Your Dijon Mustard May Soon Be Even More Expensive

There's a reason Mustard won the MLB All-Star Game hot dog race in 2019. The condiment is an American icon — in fact, according to the Washington Post, Americans spend around $150 million every year on mustard, and 33% of consumers finish an entire jar or more of the stuff every single month. Grey Poupon is the star of countless rap lyrics, like Kendrick Lamar's "HUMBLE.", which topped the biggest Triple J Hottest 100 ever (via Billboard). But, even with all the types of mustard available in most grocery stores, home cooks could never forget about Dijon. Whether you're topping the ultimate homemade hot dog or mixing it into your deviled eggs, Dijon mustard is a condiment after our own hearts.

But, alas, the mustard world extends far beyond the radio and the ballpark. Due to climate change and rising conflict overseas, French supermarkets are running out of Dijon mustard — and American grocery stores could be feeling the effects of this soon.

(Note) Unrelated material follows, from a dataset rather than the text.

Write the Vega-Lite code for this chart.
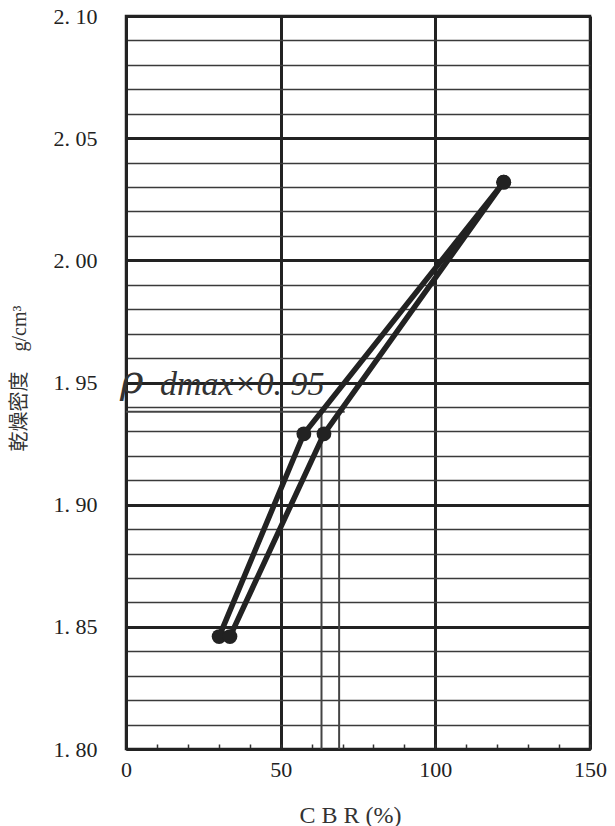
{
  "$schema": "https://vega.github.io/schema/vega-lite/v6.json",
  "width": 464,
  "height": 733,
  "autosize": {"type": "none"},
  "padding": {"left": 126, "top": 16, "right": 25, "bottom": 77},
  "background": "white",
  "config": {
    "view": {"stroke": "#222", "strokeWidth": 2.5},
    "font": "'Liberation Serif', 'Noto Sans CJK JP'"
  },
  "datasets": {
    "curves": [
      {"series": "A", "cbr": 30.1, "rho": 1.846},
      {"series": "A", "cbr": 57.5, "rho": 1.929},
      {"series": "A", "cbr": 122.1, "rho": 2.032},
      {"series": "B", "cbr": 33.6, "rho": 1.846},
      {"series": "B", "cbr": 64.0, "rho": 1.929},
      {"series": "B", "cbr": 122.1, "rho": 2.032}
    ],
    "refs": [
      {"cbr": 0, "cbr2": 70.7, "rho": 1.938, "rho2": 1.938},
      {"cbr": 63.2, "cbr2": 63.2, "rho": 1.8, "rho2": 1.938},
      {"cbr": 68.9, "cbr2": 68.9, "rho": 1.8, "rho2": 1.938}
    ],
    "noteRho": [
      {"cbr": 0, "rho": 1.9449, "text": "ρ"}
    ],
    "noteRest": [
      {"cbr": 11, "rho": 1.9449, "text": "dmax×0. 95"}
    ]
  },
  "layer": [
    {
      "data": {"name": "refs"},
      "mark": {"type": "rule", "color": "#444", "strokeWidth": 2},
      "encoding": {
        "x": {
          "field": "cbr", "type": "quantitative",
          "scale": {"domain": [0, 150], "nice": false, "zero": false},
          "axis": {
            "values": [0, 10, 20, 30, 40, 50, 60, 70, 80, 90, 100, 110, 120, 130, 140, 150],
            "tickCount": 200,
            "title": "C B R  (%)",
            "titleFont": "'Liberation Serif'",
            "titleFontSize": 24,
            "titleFontWeight": "normal",
            "titleColor": "#333",
            "titleX": 224,
            "titleY": 66,
            "titleBaseline": "middle",
            "titleAlign": "center",
            "labelExpr": "datum.value % 50 == 0 ? datum.label : ''",
            "labelFont": "'Liberation Serif'",
            "labelFontSize": 22,
            "labelColor": "#222",
            "labelPadding": 15.5,
            "labelOverlap": false,
            "labelFlush": false,
            "labelBound": false,
            "tickSize": -5,
            "tickWidth": 1.5,
            "tickColor": "#333",
            "domainColor": "#222",
            "domainWidth": 3,
            "grid": true,
            "gridColor": "#222",
            "gridWidth": 3,
            "gridOpacity": {"condition": {"test": "datum.value % 50 == 0", "value": 1}, "value": 0}
          }
        },
        "x2": {"field": "cbr2"},
        "y": {
          "field": "rho", "type": "quantitative",
          "scale": {"domain": [1.8, 2.1], "nice": false, "zero": false},
          "axis": {
            "values": [1.80, 1.81, 1.82, 1.83, 1.84, 1.85, 1.86, 1.87, 1.88, 1.89, 1.90, 1.91, 1.92, 1.93, 1.94, 1.95, 1.96, 1.97, 1.98, 1.99, 2.00, 2.01, 2.02, 2.03, 2.04, 2.05, 2.06, 2.07, 2.08, 2.09, 2.10],
            "tickCount": 200,
            "title": "乾燥密度　g/cm³",
            "titleFont": "'Liberation Serif', 'Noto Sans CJK JP'",
            "titleFontSize": 20,
            "titleFontWeight": "normal",
            "titleColor": "#333",
            "titleX": -107,
            "titleY": 362,
            "titleAngle": -90,
            "titleBaseline": "middle",
            "titleAlign": "center",
            "labelExpr": "round(datum.value * 100) % 5 == 0 ? replace(format(datum.value, '.2f'), '.', '. ') : ''",
            "labelFont": "'Liberation Serif'",
            "labelFontSize": 22,
            "labelColor": "#222",
            "labelPadding": 29,
            "labelOverlap": false,
            "labelFlush": false,
            "labelBound": false,
            "ticks": false,
            "domainColor": "#222",
            "domainWidth": 3,
            "grid": true,
            "gridColor": {"condition": {"test": "round(datum.value * 100) % 5 == 0", "value": "#222"}, "value": "#3a3a3a"},
            "gridWidth": {"condition": {"test": "round(datum.value * 100) % 5 == 0", "value": 3}, "value": 1.6}
          }
        },
        "y2": {"field": "rho2"}
      }
    },
    {
      "data": {"name": "curves"},
      "mark": {"type": "line", "color": "#222", "strokeWidth": 5.5},
      "encoding": {
        "x": {"field": "cbr", "type": "quantitative"},
        "y": {"field": "rho", "type": "quantitative"},
        "detail": {"field": "series"}
      }
    },
    {
      "data": {"name": "curves"},
      "mark": {"type": "point", "filled": true, "color": "#222", "size": 220, "opacity": 1},
      "encoding": {
        "x": {"field": "cbr", "type": "quantitative"},
        "y": {"field": "rho", "type": "quantitative"}
      }
    },
    {
      "data": {"name": "noteRho"},
      "mark": {"type": "text", "align": "left", "baseline": "alphabetic", "dx": -6, "dy": -2, "font": "'DejaVu Serif'", "fontStyle": "italic", "fontSize": 40, "color": "#333"},
      "encoding": {
        "x": {"field": "cbr", "type": "quantitative"},
        "y": {"field": "rho", "type": "quantitative"},
        "text": {"field": "text"}
      }
    },
    {
      "data": {"name": "noteRest"},
      "mark": {"type": "text", "align": "left", "baseline": "alphabetic", "font": "'Liberation Serif'", "fontStyle": "italic", "fontSize": 34, "color": "#333"},
      "encoding": {
        "x": {"field": "cbr", "type": "quantitative"},
        "y": {"field": "rho", "type": "quantitative"},
        "text": {"field": "text"}
      }
    }
  ]
}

Climate change and the Russia-Ukraine conflict are hurting mustard seed yield

Due to climate change in Burgundy, France, and Canada — the two largest mustard seed producers in the world — 2021's yield was 50% less than expected, per The Guardian. Luc Vandermaesen, general manager of French mustard company Reine de Dijon, says the Russia-Ukraine conflict has further limited the already-scarce mustard seed supply. Both countries are major producers and exporters of the crop, he tells The Guardian, which has spurred a massive spike in retail cost worldwide. 

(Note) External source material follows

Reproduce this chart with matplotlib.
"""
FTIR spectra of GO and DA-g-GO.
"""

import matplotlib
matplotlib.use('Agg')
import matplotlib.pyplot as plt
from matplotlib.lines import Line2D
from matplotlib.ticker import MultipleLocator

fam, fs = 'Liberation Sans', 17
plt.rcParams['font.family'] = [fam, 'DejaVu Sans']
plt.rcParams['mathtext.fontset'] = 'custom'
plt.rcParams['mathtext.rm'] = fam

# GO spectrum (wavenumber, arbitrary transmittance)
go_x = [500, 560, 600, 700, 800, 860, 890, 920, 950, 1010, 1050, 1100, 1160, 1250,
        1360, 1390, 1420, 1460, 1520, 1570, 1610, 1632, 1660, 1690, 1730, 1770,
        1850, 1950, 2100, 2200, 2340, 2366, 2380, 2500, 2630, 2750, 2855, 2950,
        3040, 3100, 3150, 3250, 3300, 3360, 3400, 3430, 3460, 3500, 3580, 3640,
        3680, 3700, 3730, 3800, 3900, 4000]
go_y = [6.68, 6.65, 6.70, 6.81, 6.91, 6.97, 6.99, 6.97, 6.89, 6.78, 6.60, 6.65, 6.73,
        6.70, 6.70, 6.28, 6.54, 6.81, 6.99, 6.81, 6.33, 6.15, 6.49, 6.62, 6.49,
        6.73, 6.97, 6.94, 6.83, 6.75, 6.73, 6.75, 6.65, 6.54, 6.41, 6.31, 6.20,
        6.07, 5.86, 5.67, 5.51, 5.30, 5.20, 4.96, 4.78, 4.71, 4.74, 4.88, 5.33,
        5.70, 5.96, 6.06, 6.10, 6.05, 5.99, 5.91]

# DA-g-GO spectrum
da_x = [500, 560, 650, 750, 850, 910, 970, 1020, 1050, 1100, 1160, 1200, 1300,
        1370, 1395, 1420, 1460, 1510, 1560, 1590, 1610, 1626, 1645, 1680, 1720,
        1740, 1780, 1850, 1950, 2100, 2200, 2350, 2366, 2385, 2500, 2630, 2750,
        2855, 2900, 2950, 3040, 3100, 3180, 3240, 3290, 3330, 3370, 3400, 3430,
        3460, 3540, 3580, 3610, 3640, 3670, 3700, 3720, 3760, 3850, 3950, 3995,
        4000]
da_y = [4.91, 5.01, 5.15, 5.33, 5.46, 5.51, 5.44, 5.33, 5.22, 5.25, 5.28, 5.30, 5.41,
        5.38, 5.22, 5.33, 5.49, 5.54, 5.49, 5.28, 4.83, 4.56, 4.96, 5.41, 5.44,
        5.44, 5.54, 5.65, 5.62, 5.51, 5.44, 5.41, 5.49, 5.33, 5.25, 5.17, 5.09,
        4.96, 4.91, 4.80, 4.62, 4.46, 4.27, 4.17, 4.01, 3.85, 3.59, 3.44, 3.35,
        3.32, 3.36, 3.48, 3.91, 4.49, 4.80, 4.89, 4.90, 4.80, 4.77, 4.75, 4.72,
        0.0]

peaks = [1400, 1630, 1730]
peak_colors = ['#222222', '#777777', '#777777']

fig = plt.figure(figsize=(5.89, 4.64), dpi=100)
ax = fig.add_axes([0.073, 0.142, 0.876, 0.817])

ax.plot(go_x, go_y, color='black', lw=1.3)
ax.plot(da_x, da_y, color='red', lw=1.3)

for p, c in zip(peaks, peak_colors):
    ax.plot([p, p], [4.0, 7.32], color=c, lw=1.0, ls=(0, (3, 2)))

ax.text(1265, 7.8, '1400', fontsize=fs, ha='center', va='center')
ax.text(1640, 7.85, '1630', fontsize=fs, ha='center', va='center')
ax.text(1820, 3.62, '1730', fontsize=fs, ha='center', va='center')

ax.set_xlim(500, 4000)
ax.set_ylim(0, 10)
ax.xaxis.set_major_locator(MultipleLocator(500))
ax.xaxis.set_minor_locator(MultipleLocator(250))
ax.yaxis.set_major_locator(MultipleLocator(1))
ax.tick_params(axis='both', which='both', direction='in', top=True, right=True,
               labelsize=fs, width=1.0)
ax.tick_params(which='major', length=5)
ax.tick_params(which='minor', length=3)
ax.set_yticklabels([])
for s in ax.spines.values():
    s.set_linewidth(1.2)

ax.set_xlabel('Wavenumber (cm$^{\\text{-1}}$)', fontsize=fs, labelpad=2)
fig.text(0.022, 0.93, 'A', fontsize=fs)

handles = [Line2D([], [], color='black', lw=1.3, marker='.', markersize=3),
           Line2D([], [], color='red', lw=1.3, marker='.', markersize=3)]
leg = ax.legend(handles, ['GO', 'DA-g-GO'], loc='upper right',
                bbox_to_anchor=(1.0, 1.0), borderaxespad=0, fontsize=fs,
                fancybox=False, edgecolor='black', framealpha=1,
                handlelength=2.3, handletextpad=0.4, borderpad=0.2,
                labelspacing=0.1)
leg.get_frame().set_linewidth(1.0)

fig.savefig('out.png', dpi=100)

French news outlet France 24 predicts the average Dijon price to increase to an all-time high of $1,700 per metric ton, nearly twice what the condiment cost the year before. Reine de Dijon sales director Christophe Planes tells the outlet that the price has already spiked four times recently, and is likely to go up a fifth time unless conditions change and mustard seeds become more available.

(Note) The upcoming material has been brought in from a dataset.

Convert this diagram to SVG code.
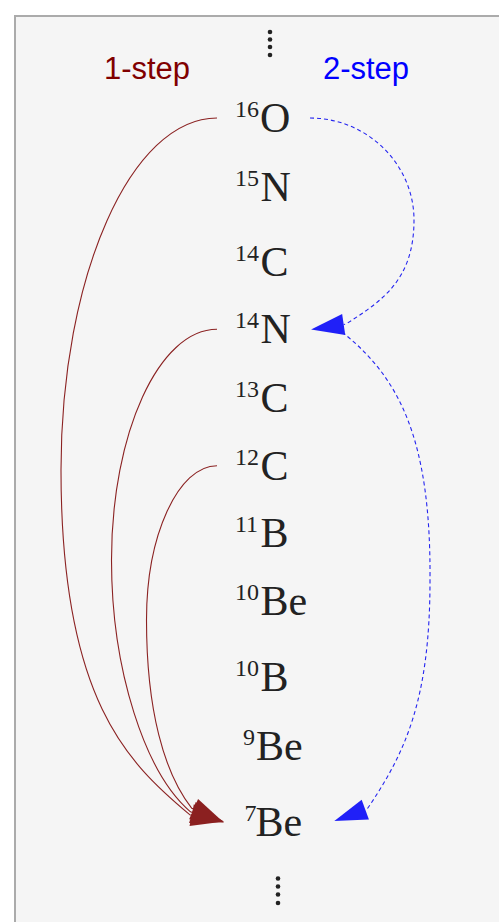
<svg xmlns="http://www.w3.org/2000/svg" width="499" height="922" viewBox="0 0 499 922">
<style>
.nuc{font-family:"Liberation Serif","DejaVu Serif",serif;fill:#222;}
.el{font-size:42px;}
.sup{font-size:24px;}
.lbl{font-family:"Liberation Sans",Arial,sans-serif;font-size:31px;text-anchor:middle;}
.one{fill:none;stroke:#8b2222;stroke-width:1.1;marker-end:url(#arRed);}
.two{fill:none;stroke:#2525f0;stroke-width:1.1;stroke-dasharray:4 3;marker-end:url(#arBlue);}
.dot{fill:#222;}
</style>
<defs>
<marker id="arRed" markerUnits="userSpaceOnUse" viewBox="0 0 33 22" refX="0" refY="11" markerWidth="33" markerHeight="22" orient="auto" overflow="visible">
<path d="M0,0 L33,11 L0,22 z" fill="#8b2020"/>
</marker>
<marker id="arBlue" markerUnits="userSpaceOnUse" viewBox="0 0 33 22" refX="0" refY="11" markerWidth="33" markerHeight="22" orient="auto" overflow="visible">
<path d="M0,0.5 L33,11 L0,21.5 z" fill="#2020f8"/>
</marker>
</defs>
<rect x="0" y="0" width="499" height="922" fill="#ffffff"/>
<rect id="frame" x="15" y="16" width="600" height="1000" fill="#f5f5f5" stroke="#ababab" stroke-width="2"/>
<g id="dots-top">
<circle class="dot" cx="270" cy="32" r="2.3"/>
<circle class="dot" cx="270" cy="39.5" r="2.3"/>
<circle class="dot" cx="270" cy="47" r="2.3"/>
<circle class="dot" cx="270" cy="55" r="2.3"/>
</g>
<g id="dots-bottom">
<circle class="dot" cx="278" cy="878.5" r="2.3"/>
<circle class="dot" cx="278" cy="886.5" r="2.3"/>
<circle class="dot" cx="278" cy="894.5" r="2.3"/>
<circle class="dot" cx="278" cy="903" r="2.3"/>
</g>
<g id="legend">
<text class="lbl" x="147" y="79" fill="#800000">1-step</text>
<text class="lbl" x="366" y="79" fill="#0000ff">2-step</text>
</g>
<g id="connectors">
<path id="e-O16-Be7" class="one" d="M217,118 C131,118 61,276 61,470 C61,700 128,763 189.7,814.7 L191.7,815.1"/>
<path id="e-N14-Be7" class="one" d="M217,329.3 C159,329.3 111.5,433 111.5,560 C111.5,670 145,773 190.5,811.8 L192.4,812.4"/>
<path id="e-C12-Be7" class="one" d="M217,465.7 C178.2,465.7 146.5,535.3 146.5,620 C146.5,710 164,773 191.8,808.3 L193.6,809.1"/>
<path id="e-O16-N14" class="two" d="M310,118 C367,118 414,164 414,220 C414,280 382,301 345.7,324.2 L343.7,324.5"/>
<path id="e-N14-Be7b" class="two" d="M342,332 C400,378 431,440 430,580 C430,700 405.5,752.4 367.2,809 L365.3,809.7"/>
</g>
<g id="n-O16"><text class="nuc"><tspan class="sup" x="235" y="116.5">16</tspan><tspan class="el" x="260" y="132">O</tspan></text></g>
<g id="n-N15"><text class="nuc"><tspan class="sup" x="235" y="185.5">15</tspan><tspan class="el" x="260.5" y="201">N</tspan></text></g>
<g id="n-C14"><text class="nuc"><tspan class="sup" x="235" y="260.5">14</tspan><tspan class="el" x="260.5" y="276">C</tspan></text></g>
<g id="n-N14"><text class="nuc"><tspan class="sup" x="235" y="327.5">14</tspan><tspan class="el" x="260.5" y="343">N</tspan></text></g>
<g id="n-C13"><text class="nuc"><tspan class="sup" x="235" y="396.5">13</tspan><tspan class="el" x="260.5" y="412">C</tspan></text></g>
<g id="n-C12"><text class="nuc"><tspan class="sup" x="235" y="464.5">12</tspan><tspan class="el" x="260.5" y="480">C</tspan></text></g>
<g id="n-B11"><text class="nuc"><tspan class="sup" x="235" y="531.5">11</tspan><tspan class="el" x="260.5" y="547">B</tspan></text></g>
<g id="n-Be10"><text class="nuc"><tspan class="sup" x="235" y="599.5">10</tspan><tspan class="el" x="260.5" y="615">Be</tspan></text></g>
<g id="n-B10"><text class="nuc"><tspan class="sup" x="235" y="675.5">10</tspan><tspan class="el" x="260.5" y="691">B</tspan></text></g>
<g id="n-Be9"><text class="nuc"><tspan class="sup" x="243" y="744.5">9</tspan><tspan class="el" x="256" y="760">Be</tspan></text></g>
<g id="n-Be7"><text class="nuc"><tspan class="sup" x="244.5" y="820.5">7</tspan><tspan class="el" x="255.5" y="836">Be</tspan></text></g>
</svg>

Mustard isn't the only commodity affected by the Russia-Ukraine conflict. Recent months have seen wheat prices spike worldwide, as Russia and Ukraine make up "29% of global wheat exports," per FOX Business. Speaking to Yahoo Finance, stock expert Scott Bauer predicts that gas prices may hit $5 per gallon by Memorial Day. Gro Intelligence reports that fertilizer futures are up 32% since Russia invaded Ukraine in late February, and they aren't projected to go down any time soon. At least for now, it looks like foodies who want a fancier mustard selection will simply have to pay more.